En septiembre de 2004, durante la Jornada Nacional
de Cultura en Viedma (preludio del maravilloso “Viaje al Centro de los
Confines”, organizado por la Fundación Ciudad de Arena), el escritor Alberto
Laiseca traería a colación la definición de monstruo. “Como ustedes saben,
monstruo significa único en su especie. Es muy difícil conseguir un monstruo,
un único en su especie, dignamente puro. No sé si llegan a diez en la
literatura universal. Tenemos Drácula, Frankestein, el Golem, el Fantasma de la
Ópera, el cyborg-robot, tenemos a Ayesha de Ridder Hagard.

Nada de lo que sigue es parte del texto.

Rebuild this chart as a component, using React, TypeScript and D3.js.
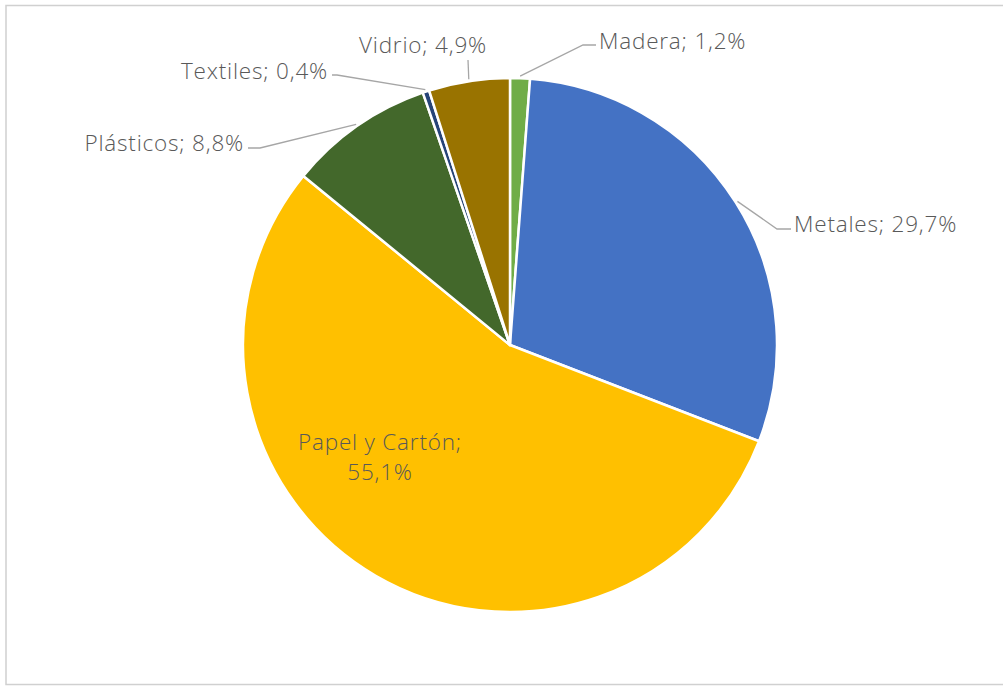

Otros son mezclas de
monstruos distintos. Es muy difícil hacer algo nuevo en este sentido”. Cuatro
años después, en una entrevista de José María Marcos para la web Insomnia, Laiseca volvería a ese
concepto: “Los monstruos son la imaginación. (…) Yo siempre fui un monstruo, un
único en mi especie, y por eso sufrí mucho desde chico. A la fuerza terminás
viendo con simpatía a los monstruos, porque vos mismo lo sos. Ellos son de tu raza”.
Es posible que estas ideas rondaran en la cabeza de José
María Marcos al escribir Monstruos de pueblo chico (Galerna Infantil, 2015): una novela juvenil de corte
fantástico, ambientada en Uribelarrea (un pueblo de 1300 habitantes ubicado en
el Partido de Cañuelas, Provincia de Buenos Aires). El texto de Marcos se hace
eco y reinterpreta las palabras de Laiseca (o al menos eso es lo que puede
interpretar un lector “malintencionado” como quien suscribe).
“Uribe”, como llaman los propios al pueblo, es la ciudad de
origen de Marcos, allí vivió sus primeros dieciocho años, y durante la lectura
es fácil advertir cuánto de autobiográfico tiene el relato. El punto de partida
es el deseo de Mariano Gabriel González, protagonista y alter ego del autor, de
regresar a su pueblo para fundar un museo gauchesco. Es, como adelanta el
título de la primera parte, “la vuelta al pago”: un tópico que suele rendir
buenos frutos. “Mi verdad —admite luego González— es que volví para enfrentarme
a los monstruos de Uribelarrea”.
Apelando al Martín Fierro como motor de las peripecias (algo
que muchos hacen “para asegurarse un piso de ventas” en las escuelas, según
explica Aldo en la novela), Marcos construye un contexto sumamente atractivo,
que permite luego desplegar el mito con gracia y verosimilitud. Sin abandonar
nunca el humor, la historia se sostiene en todo momento: a veces con el
suspenso, a veces merced a la intervención de personajes singulares y muy
queribles (como el canillita-analista, el niño de los perros, el vasco) que
marcan el trayecto del protagonista y matizan sus conflictos personales y
familiares.
La edición de Galerna, con una maravillosa ilustración de
tapa de Leo Batic, hace justicia a las bondades de la narración.